Heater

I have a new VW Tiguan that has a strange characteristic. With the heating control set on “Auto” and the temp at 72 or so, the car heats up fine, but when the set temp is reached, the heat shuts off, but the fan keeps blowing, bringing cold outside air in. The dealer says this is the way the Germans desinged it, but that seems a bit strange to me. Are they taking a copout?

As always in these cases with extremely new cars,make then show you on another one that it is working as designed.

Any air colder than ambient will feel “cold” because of wind chill. If it’s operating properly than Germans are indeed cold blooded. I’d check temp v one on climate control with my own gauge…also air temp at outlets.
I’d also ask dealer where temp sensor is located.

I’m skeptical of the dealer’s answer. But I had a Volvo that would bring in “fresh” air from the middle top vents even when the auto temp system was operating. Europeans tend to like this “fresh” air concept and Volvo is not the only Euro car that has this feature. Since the Tiguan is basically a retuned Chrysler product I wonder if the heating/cooling system was changed by the Germans. On my Volvo I was able to close the offending “vents” and was able to live with it.

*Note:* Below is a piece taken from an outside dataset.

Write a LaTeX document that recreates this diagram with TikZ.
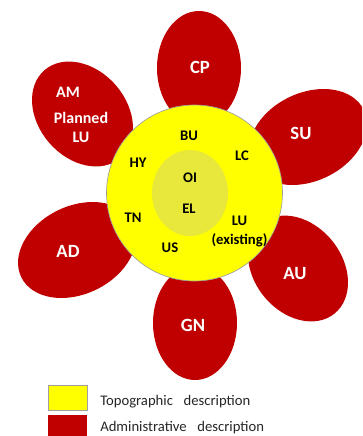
\documentclass[tikz,border=0pt]{standalone}
\usepackage{fontspec}
\setmainfont{Carlito}
\definecolor{petalred}{RGB}{192,0,0}
\definecolor{topoyellow}{RGB}{255,255,0}
\definecolor{innerel}{RGB}{232,232,60}
\definecolor{rimgray}{RGB}{160,160,160}
\definecolor{legtext}{RGB}{38,38,38}
\tikzset{
  petal/.style={fill=petalred},
  plabel/.style={text=white, font=\fontsize{14}{16}\selectfont\bfseries, inner sep=0pt},
  plabelsmall/.style={text=white, font=\fontsize{12}{14.25}\selectfont\bfseries, inner sep=0pt, align=center},
  ilabel/.style={text=black, font=\fontsize{11}{14.25}\selectfont\bfseries, inner sep=0pt, align=center},
  legbox/.style={draw=rimgray, line width=0.6pt},
  legtxt/.style={text=legtext, font=\fontsize{11}{13}\selectfont, anchor=west, inner sep=0pt}
}
\begin{document}
\begin{tikzpicture}[x=0.75pt,y=0.75pt]
\useasboundingbox (0,0) rectangle (362,-436);
\clip (0,0) rectangle (362,-436);
% petals
\fill[petal] (199,-68) ellipse [x radius=42, y radius=57];
\fill[petal] (195,-323) ellipse [x radius=42, y radius=57];
\fill[petal, rotate around={-49:(82.5,-114)}] (82.5,-114) ellipse [x radius=58, y radius=44];
\fill[petal, rotate around={-51:(298,-268.5)}] (298,-268.5) ellipse [x radius=58, y radius=44];
\fill[petal, rotate around={26:(77,-250)}] (77,-250) ellipse [x radius=62, y radius=44];
\fill[petal, rotate around={26:(308,-137)}] (308,-137) ellipse [x radius=62, y radius=44];
% centre
\filldraw[fill=topoyellow, draw=rimgray, line width=0.5pt] (194.5,-193) circle [radius=88];
\fill[innerel] (190,-193) ellipse [x radius=38, y radius=43];
% petal labels
\node[plabel] (cp) at (200,-67) {CP};
\node[plabel] (su) at (301,-133) {SU};
\node[plabel] (ad) at (68,-251) {AD};
\node[plabel] (au) at (295,-274) {AU};
\node[plabel] (gn) at (193,-325) {GN};
\node[plabelsmall] (am) at (68,-92) {AM};
\node[plabelsmall] (plu) at (81,-127.5) {Planned\\LU};
% inner labels
\node[ilabel] (bu) at (189,-136) {BU};
\node[ilabel] (lc) at (242,-156) {LC};
\node[ilabel] (hy) at (138,-163) {HY};
\node[ilabel] (oi) at (190,-178) {OI};
\node[ilabel] (el) at (189,-209) {EL};
\node[ilabel] (tn) at (133,-218) {TN};
\node[ilabel] (lu) at (239.5,-231.5) {LU\\(existing)};
\node[ilabel] (us) at (170,-248) {US};
% legend
\draw[legbox, fill=topoyellow] (48,-385) rectangle (87,-410);
\fill[petalred] (48,-415) rectangle (87,-445);
\node[legtxt] (lt) at (100,-402) {Topographic\hspace{0.5em} description};
\node[legtxt] (la) at (100,-428) {Administrative\hspace{0.5em} description};
\end{tikzpicture}
\end{document}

“Since the Tiguan is basically a retuned Chrysler product…”

I believe that you are confusing the VW Tiguan with the VW Routan. The Routan is a Chrysler mini-van with a few VW styling touches and a VW badge.

The Tiguan is a VW design, though and through. I will leave it up to you to decide whether that is a positive or a negative, but it is a VW underneath the “skin”, not a re-badged Chrysler product.